I was really lucky when I started doing the Shred. While I have never been awesome when it comes to cardio, I knew that my body was capable of doing a lot. Granted, I was twenty-three the last time I really made it do anything, but I knew I had it in me. The thing I learned very quickly is that you have to start somewhere when going from here to there. It is a path of small steps, especially to start with.
For my knees, I started taking glucosomine. I'm not sure if it did anything to help, but even if it was all in my head, it was worth it. I also took every low impact modification on the Shred that I could. I replaced higher impact cardio exercises with the low impact ones when I just could do it. (god I love punches) I almost immediately went out and got new shoes. I realized I couldn't do some of the abs stuff because of my flabby stomach, so I repeated the exercises I could do when it came to the ones I couldn't (I still do that some). I stuck with it long enough to see that the third time was easier than the second time that was easier than the first time.
I got a good sports bra (well, I had one, but had never used it). I got mine from Title 9. They have great options for the big boobed, or just floppy boobed. If you aren't getting hit in the face by your boobs, exercise is a lot more fun. I also got good wicking pants. For me, I could do XXL from Target. If larger than that, I found a great site in JMS.
When it came to walking and eventually running, it wasn't any different. I started walking half a mile at a time. That is like five blocks. That is nothing to people who are remotely in shape.
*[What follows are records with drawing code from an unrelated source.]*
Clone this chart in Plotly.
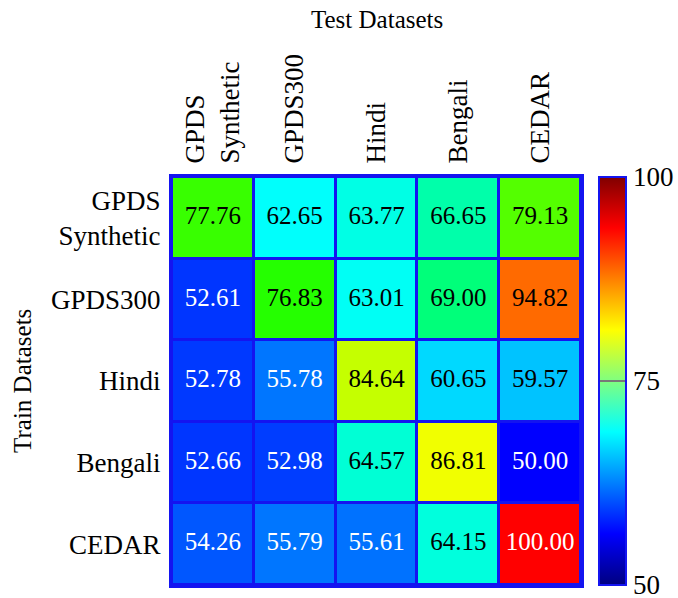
import plotly.graph_objects as go

train_labels = ["GPDS<br>Synthetic", "GPDS300", "Hindi", "Bengali", "CEDAR"]
test_labels = ["GPDS<br>Synthetic", "GPDS300", "Hindi", "Bengali", "CEDAR"]
values = [
    [77.76, 62.65, 63.77, 66.65, 79.13],
    [52.61, 76.83, 63.01, 69.00, 94.82],
    [52.78, 55.78, 84.64, 60.65, 59.57],
    [52.66, 52.98, 64.57, 86.81, 50.00],
    [54.26, 55.79, 55.61, 64.15, 100.00],
]
zmin, zmax = 50, 100
cbar_ticks = [50, 75, 100]

FONT = "Liberation Serif"
BORDER = "rgb(20,20,240)"

cell_scale = [
    [0.0, "rgb(0,0,255)"],
    [0.25, "rgb(0,255,255)"],
    [0.5, "rgb(0,255,0)"],
    [0.75, "rgb(255,255,0)"],
    [1.0, "rgb(255,0,0)"],
]
jet_scale = [
    [0.0, "rgb(0,0,128)"],
    [0.125, "rgb(0,0,255)"],
    [0.375, "rgb(0,255,255)"],
    [0.625, "rgb(255,255,0)"],
    [0.875, "rgb(255,0,0)"],
    [1.0, "rgb(128,0,0)"],
]

fig = go.Figure()
fig.add_trace(go.Heatmap(
    z=values, x=test_labels, y=train_labels,
    zmin=zmin, zmax=zmax, colorscale=cell_scale, showscale=False,
    xgap=3, ygap=3, hoverinfo="skip",
))

xs, ys, ts, cs = [], [], [], []
for i, row in enumerate(values):
    for j, v in enumerate(row):
        xs.append(test_labels[j])
        ys.append(train_labels[i])
        ts.append(f"{v:.2f}")
        cs.append("white" if (v < 58 or v > 97) else "black")
fig.add_trace(go.Scatter(
    x=xs, y=ys, text=ts, mode="text",
    textfont=dict(family=FONT, size=25, color=cs),
    showlegend=False, hoverinfo="skip",
))

fig.add_trace(go.Scatter(
    x=[None], y=[None], mode="markers", showlegend=False,
    marker=dict(
        color=[zmin, zmax], cmin=zmin, cmax=zmax, colorscale=jet_scale,
        showscale=True,
        colorbar=dict(
            xref="paper", x=1.044, xanchor="left", xpad=0, ypad=0,
            yref="paper", y=1.0, yanchor="top", len=1.0, lenmode="fraction",
            thickness=27, outlinecolor=BORDER, outlinewidth=2,
            tickvals=cbar_ticks, ticktext=[str(t) for t in cbar_ticks],
            ticks="inside", ticklen=27, tickcolor="rgb(120,120,120)", tickwidth=1.5,
            ticklabeloverflow="allow",
            tickfont=dict(family=FONT, size=27, color="black"),
        ),
    ),
))

fig.update_layout(
    width=678, height=598,
    margin=dict(l=172, r=97, t=177, b=13, autoexpand=False),
    paper_bgcolor="white", plot_bgcolor=BORDER,
    font=dict(family=FONT, size=27, color="black"),
    showlegend=False,
    xaxis=dict(
        side="top", tickangle=-90, showgrid=False, zeroline=False,
        showline=True, mirror=True, linecolor=BORDER, linewidth=3,
        ticks="", ticklabelstandoff=5, automargin=False,
        tickfont=dict(family=FONT, size=27),
        categoryorder="array", categoryarray=test_labels,
    ),
    yaxis=dict(
        autorange="reversed", showgrid=False, zeroline=False,
        showline=True, mirror=True, linecolor=BORDER, linewidth=3,
        ticks="", ticklabelstandoff=3, automargin=False,
        tickfont=dict(family=FONT, size=27),
        categoryorder="array", categoryarray=train_labels,
    ),
    annotations=[
        dict(text="Test Datasets", xref="paper", yref="paper", x=0.5, y=1.385,
             xanchor="center", yanchor="middle",
             showarrow=False, font=dict(family=FONT, size=25)),
        dict(text="Train Datasets", xref="paper", yref="paper", x=-0.367, y=0.5,
             xanchor="center", yanchor="middle",
             textangle=-90, showarrow=False, font=dict(family=FONT, size=25)),
    ],
)

fig.write_html(
    "out.html",
    config={"displayModeBar": False},
    post_script="document.body.style.margin='0';document.body.style.overflow='hidden';",
)
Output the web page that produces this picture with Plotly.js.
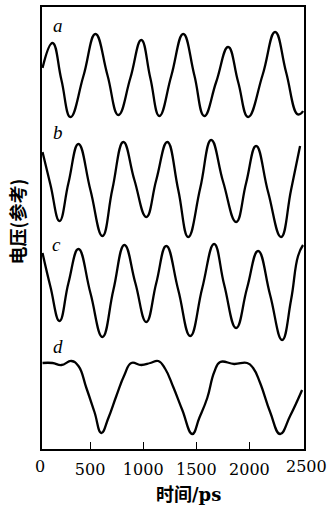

However, it was huge for me. Every few days I pushed myself farther. I pushed myself faster.
The most important thing I did was get myself a cheering squad. I participated in the Shredheads. Real life, online, it doesn't matter. I have nearly completely given up, but I didn't because I had the support of a community. Last fall was hard, and I quit for awhile, but I am back here, getting up at 5:30 in the morning (two days and counting) because I know that when it gets hard, there will be people here to help me.